En ese particular entorno es que las diferencias entre el exitoso ascenso intelectual de Violet (con una creciente fascinación mutua entre ella y su profesor) y la progresiva decadencia de Tom (descendido al nivel de armador de sandwitches) comenzarán a mostrar sus hilachas, siendo en una primera mitad de esta meseta del film, un medido e inteligente concierto pasivo-agresivo (el costado más Nicholas Stoller del film), y en la segunda un descenso a la más honda decadencia del protagonista masculino, abundando en el humor guarango que más caracteriza las películas de Judd Appatow (aparece como coeditor del film).

Lejos de una comedia romántica lineal, Eternamente comprometidos eleva la pregunta que las películas de Appatow parecen hacerse casi desesperadamente: “¿Qué significa ser un hombre?”. En este sentido, el cine de Appatow puede considerarse el gran catalizador moral de los últimos diez años de Hollywood, presentando problemas realmente serios de los dramas de entrada en la adultez en un formato hilarante, casi siempre desprejuiciado (particularmente bien logrados en Ligeramente embarazada). Por cuenta de Stoller también, esta pregunta ha surgido alrededor de su filmografía de forma casi sintomática, con esos personajes masculinos que no saben cómo pararse frente a las ambiciones de sus mujeres (en Get him to The Greek, la novia del protagonista arma su vida laboral con particular desconsideración a sus sentimientos y proyectos conjuntos), o esos protagonistas que deben tomar una decisión drástica cuando se espera algo de ellos (puede ser tanto Dick y Jane –en la que trabajó como escritor- o en la misma Muppets).

Esta dinámica de “qué significa ser un hombre” se ve abordada por la progresiva, por llamársele de alguna manera “feminización” del personaje, cada vez más relegado a actividades hogareñas –encontrando su epítome absurda en el amigo de Tom que teje horribles sweaters de lana- culminando en un final en espejo de lo que fue el comienzo del film. Por supuesto, hablar de “feminización” refiriéndose a abocarse a actividades de la casa es parte del mismo sistema que confiere a la mujer un rol específico, pero al menos vemos este cambio de roles desde el paradigma cultural clásico hollywoodense.

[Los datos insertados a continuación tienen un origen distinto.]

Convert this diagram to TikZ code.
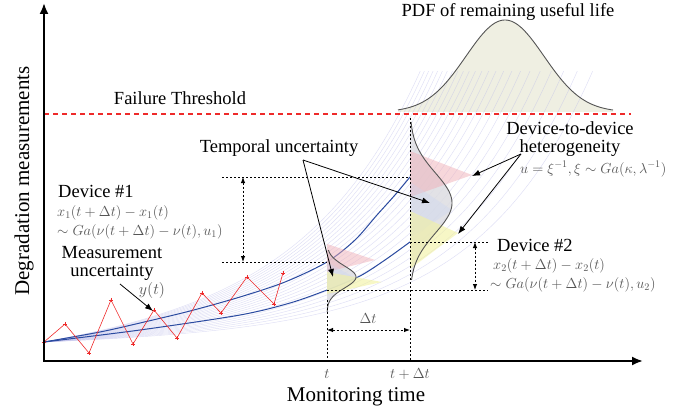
\RequirePackage{fix-cm}
\documentclass[tikz,border=0pt]{standalone}
\usepackage{fontspec}
\setmainfont{Liberation Serif}
\usetikzlibrary{arrows.meta}
\definecolor{lav}{HTML}{BEBEEA}
\definecolor{bluec}{HTML}{2B4BA0}
\definecolor{redc}{HTML}{EE2A2A}
\definecolor{mathgray}{HTML}{555555}
\definecolor{pdfbeige}{HTML}{EFEFE2}
\definecolor{pdfline}{HTML}{555555}
\definecolor{pinkc}{HTML}{F0B0B8}
\definecolor{yellc}{HTML}{F2F2A0}
\definecolor{lblue}{HTML}{C8D4F2}
\definecolor{pdfgray}{HTML}{DDDDE2}
\begin{document}
\begin{tikzpicture}[x=1pt,y=-1pt,
  txt/.style={font=\fontsize{18.5}{18}\selectfont, inner sep=0pt, align=center},
  bigtxt/.style={font=\fontsize{21}{24}\selectfont, inner sep=0pt},
  mth/.style={font=\fontsize{14.5}{17}\selectfont, text=mathgray, inner sep=0pt},
  ptr/.style={-{Latex[length=8pt,width=6pt]}, line width=0.8pt},
  dotl/.style={line width=0.9pt, dash pattern=on 2pt off 2pt},
  dimarr/.style={dotl, {Latex[length=6pt,width=4.5pt]}-{Latex[length=6pt,width=4.5pt]}},
  axisline/.style={line width=2pt, -{Latex[length=11pt,width=9pt]}},
  fan/.style={lav, line width=0.45pt, opacity=0.5},
  blueline/.style={bluec, line width=1pt},
  pdfout/.style={pdfline, line width=0.9pt}]
\useasboundingbox (0,0) rectangle (688,417);

% coordinates
\coordinate (O) at (44,361);
\coordinate (ytop) at (44,3);
\coordinate (xend) at (643,361);
\coordinate (orig) at (44,342);

% big PDF fill
\fill[pdfbeige] (398,112) -- plot[domain=398:613,samples=90] (\x,{112-92*exp(-(\x-505)*(\x-505)/3042)}) -- (613,112) -- cycle;

% fan of trajectories
\begin{scope}
\clip (44,72) rectangle (632,345);
\foreach \c in {0.36,0.41,...,1.56}
  \draw[fan] plot[domain=0:1.6, samples=70, smooth] ({44+366*\x},{342-\c*(25*\x+5.95*(exp(3.2*\x)-1))});
\end{scope}

% big PDF outline
\draw[pdfout] plot[domain=398:613,samples=90] (\x,{112-92*exp(-(\x-505)*(\x-505)/3042)});

% threshold
\coordinate (thA) at (44,114);
\coordinate (thB) at (631,114);
\draw[redc, line width=1.2pt, dash pattern=on 5pt off 4pt] (thA) -- (thB);

% blue device curves
\draw[blueline] plot[smooth] coordinates {(44,342) (100,332) (140,323) (190,311) (240,297) (285,282) (327,262) (355,240) (377,215) (395,195) (410,177)};
\draw[blueline] plot[smooth] coordinates {(44,342) (140,330) (240,315) (290,303) (327,290) (360,276) (385,260) (410,242)};

% measurement zigzag
\draw[redc, line width=0.6pt, mark=+, mark size=2.2pt, mark options={redc, line width=0.6pt}] plot coordinates {(44,342) (65,324) (89,353) (111,300) (133,344) (154,310) (177,338) (202,293) (221,313) (247,277) (274,304) (283,273)};

% left PDF at t
\fill[pdfgray, opacity=0.85] (327,250) -- plot[domain=250:312,samples=50] ({327+29*exp(-(\x-277)*(\x-277)/242)},\x) -- cycle;
\fill[pinkc, opacity=0.5] (327,244) -- (375,260) -- (327,272) -- cycle;
\fill[lblue, opacity=0.3] (327,262) -- (357,279) -- (327,290) -- cycle;
\fill[yellc, opacity=0.6] (327,272) -- (382,282) -- (327,294) -- cycle;
\draw[pdfout] plot[domain=250:312,samples=50] ({327+29*exp(-(\x-277)*(\x-277)/242)},\x);

% right PDF at t+dt
\fill[pdfgray, opacity=0.85] (410,122) -- plot[domain=122:280,samples=80] ({410+42*exp(-(\x-203)*(\x-203)/1800)},\x) -- cycle;
\fill[pinkc, opacity=0.5] (410,151) -- (472,175) -- (410,197) -- cycle;
\fill[lblue, opacity=0.3] (410,182) -- (452,210) -- (410,238) -- cycle;
\fill[yellc, opacity=0.6] (410,211) -- (458,233) -- (410,269) -- cycle;
\draw[pdfout] plot[domain=122:280,samples=80] ({410+42*exp(-(\x-203)*(\x-203)/1800)},\x);

% dotted guide lines
\coordinate (g1a) at (222,177); \coordinate (g1b) at (410,177);
\coordinate (g2a) at (222,262); \coordinate (g2b) at (327,262);
\coordinate (a1t) at (243,177); \coordinate (a1b) at (243,262);
\coordinate (g3a) at (410,242); \coordinate (g3b) at (488,242);
\coordinate (g4a) at (327,290); \coordinate (g4b) at (488,290);
\coordinate (a2t) at (475,242); \coordinate (a2b) at (475,290);
\coordinate (v1t) at (327,300); \coordinate (v1b) at (327,361);
\coordinate (v2t) at (410,118); \coordinate (v2b) at (410,361);
\coordinate (dtA) at (327,330); \coordinate (dtB) at (410,330);
\draw[dotl] (g1a) -- (g1b);
\draw[dotl] (g2a) -- (g2b);
\draw[dimarr] (a1t) -- (a1b);
\draw[dotl] (g3a) -- (g3b);
\draw[dotl] (g4a) -- (g4b);
\draw[dimarr] (a2t) -- (a2b);
\draw[dotl] (v1t) -- (v1b);
\draw[dotl] (v2t) -- (v2b);
\draw[dimarr] (dtA) -- (dtB);

% axes
\draw[axisline] (O) -- (ytop);
\draw[axisline] ([xshift=-1pt]O) -- (xend);

% texts
\node[txt] (ft) at (180,98) {Failure Threshold};
\node[txt] (pdft) at (508,12) {PDF of remaining useful life};
\node[txt] (tu) at (279,148) {Temporal uncertainty};
\node[txt, anchor=west] (d1) at (58,191) {Device \#1};
\node[mth, anchor=west] (d1a) at (57,213) {$x_1(t+\Delta t)-x_1(t)$};
\node[mth, anchor=west] (d1b) at (57,232) {$\sim Ga(\nu(t+\Delta t)-\nu(t),u_1)$};
\node[txt] (mu) at (112,263) {Measurement\\uncertainty};
\node[mth, font=\fontsize{16}{18}\selectfont] (yt) at (152,290) {$y(t)$};
\node[txt] (dd) at (570,139) {Device-to-device\\heterogeneity};
\node[mth, anchor=west] (uxi) at (520,169) {$u=\xi^{-1},\xi\sim Ga(\kappa,\lambda^{-1})$};
\node[txt, anchor=west] (d2) at (497,245) {Device \#2};
\node[mth, anchor=west] (d2a) at (493,266) {$x_2(t+\Delta t)-x_2(t)$};
\node[mth, anchor=west] (d2b) at (490,285) {$\sim Ga(\nu(t+\Delta t)-\nu(t),u_2)$};
\node[mth] (tl) at (327,374) {$t$};
\node[mth] (tdl) at (410,374) {$t+\Delta t$};
\node[mth] (dtl) at (368,319) {$\Delta t$};
\node[bigtxt] (xl) at (356,397) {Monitoring time};
\node[bigtxt, rotate=90] (yl) at (24,181) {Degradation measurements};

% pointer arrows
\coordinate (tus) at (303,160);
\coordinate (tuA) at (430,203);
\coordinate (tuB) at (333,277);
\draw[ptr] (tus) -- (tuA);
\draw[ptr] (tus) -- (tuB);
\coordinate (mus) at (120,284);
\coordinate (mue) at (153,311);
\draw[ptr] (mus) -- (mue);
\coordinate (dds) at (521,154);
\coordinate (ddA) at (472,176);
\coordinate (ddB) at (458,234);
\draw[ptr] (dds) -- (ddA);
\draw[ptr] (dds) -- (ddB);
\end{tikzpicture}
\end{document}
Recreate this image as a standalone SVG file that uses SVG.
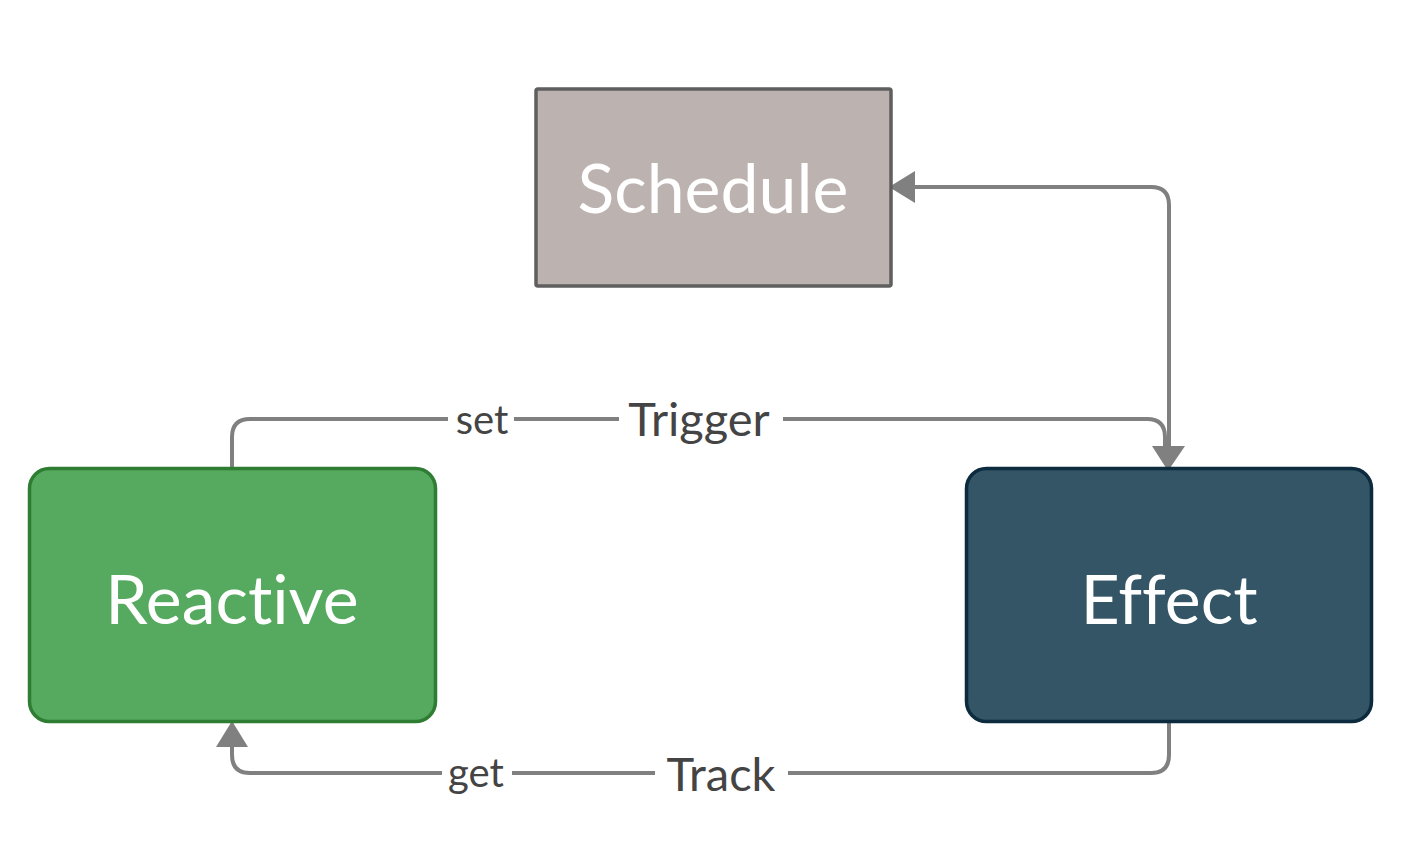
<svg xmlns="http://www.w3.org/2000/svg" width="1412" height="856" viewBox="0 0 1412 856">
<style>
.node-text{font-family:Lato,"Open Sans","Liberation Sans",sans-serif;fill:#ffffff;text-anchor:middle;font-variant-ligatures:none}
.lbl{font-family:Lato,"Open Sans","Liberation Sans",sans-serif;fill:#444444;text-anchor:middle;font-variant-ligatures:none}
.conn{fill:none;stroke:#808080;stroke-width:4}
.bg{fill:#ffffff}
</style>
<rect width="1412" height="856" fill="#ffffff"/>
<g id="connectors">
<path class="conn" d="M914,187 L1151,187 Q1169,187 1169,205 L1169,448"/>
<path d="M889,187 L915,171 L915,203 Z" fill="#808080"/>
<path d="M1168,471 L1152,446 L1185,446 Z" fill="#808080"/>
<path class="conn" d="M232,468 L232,437 Q232,419 250,419 L1147,419 Q1165,419 1165,437 L1165,448"/>
<path class="conn" d="M1169,722 L1169,755 Q1169,773 1151,773 L250,773 Q232,773 232,755 L232,746"/>
<path d="M232,721 L216,747 L248,747 Z" fill="#808080"/>
<rect class="bg" x="448" y="398" width="66" height="42"/>
<text class="lbl" x="482" y="434" font-size="40">set</text>
<rect class="bg" x="619" y="396" width="164" height="46"/>
<text class="lbl" x="699" y="436" font-size="47">Trigger</text>
<rect class="bg" x="442" y="752" width="70" height="42"/>
<text class="lbl" x="476" y="787" font-size="40">get</text>
<rect class="bg" x="655" y="750" width="133" height="46"/>
<text class="lbl" x="721" y="791" font-size="47">Track</text>
</g>
<g id="schedule">
<rect x="536" y="89" width="355" height="197" rx="2" fill="#bcb3b1" stroke="#5f5f5f" stroke-width="3.5"/>
<text class="node-text" x="713" y="213" font-size="68">Schedule</text>
</g>
<g id="reactive">
<rect x="29.5" y="468.5" width="406" height="253" rx="20" fill="#55aa60" stroke="#2e7d32" stroke-width="3.5"/>
<text class="node-text" x="232" y="624" font-size="68">Reactive</text>
</g>
<g id="effect">
<rect x="966.5" y="468.5" width="405" height="253" rx="20" fill="#335566" stroke="#0d2b3e" stroke-width="3.5"/>
<text class="node-text" x="1169" y="624" font-size="68">Effect</text>
</g>
</svg>
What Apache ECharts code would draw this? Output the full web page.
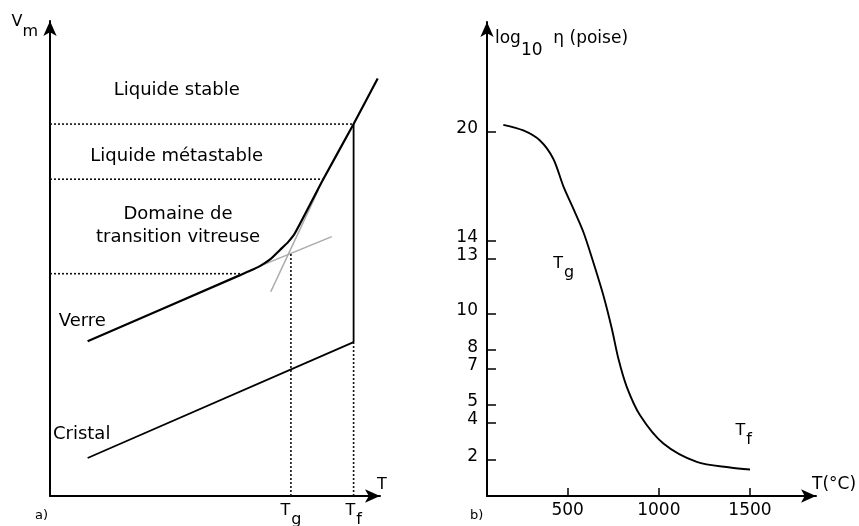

La película, como en la mayoría de los films de Appatow, dura más de lo esperable, pero en este caso baja bastante de nivel en lo que sería el último acto del film, tanto en lo humorístico como en los problemas que plantea o intenta resolver. El final (con varios subplots que se resuelven demasiado a vuelo de pájaro) parecería solucionar un problema dialéctico entre los dos personajes, pero a pesar de los gestos grandilocuentes y el score cinematográfico, todo hace pensar aquello como un cambio gatopardense, en los que sigue siendo Tom quien se adapta a las necesidades de Violet. La pregunta de “qué significa ser un hombre” seguirá planteada, y es falla y mérito de este film no lograr responderla.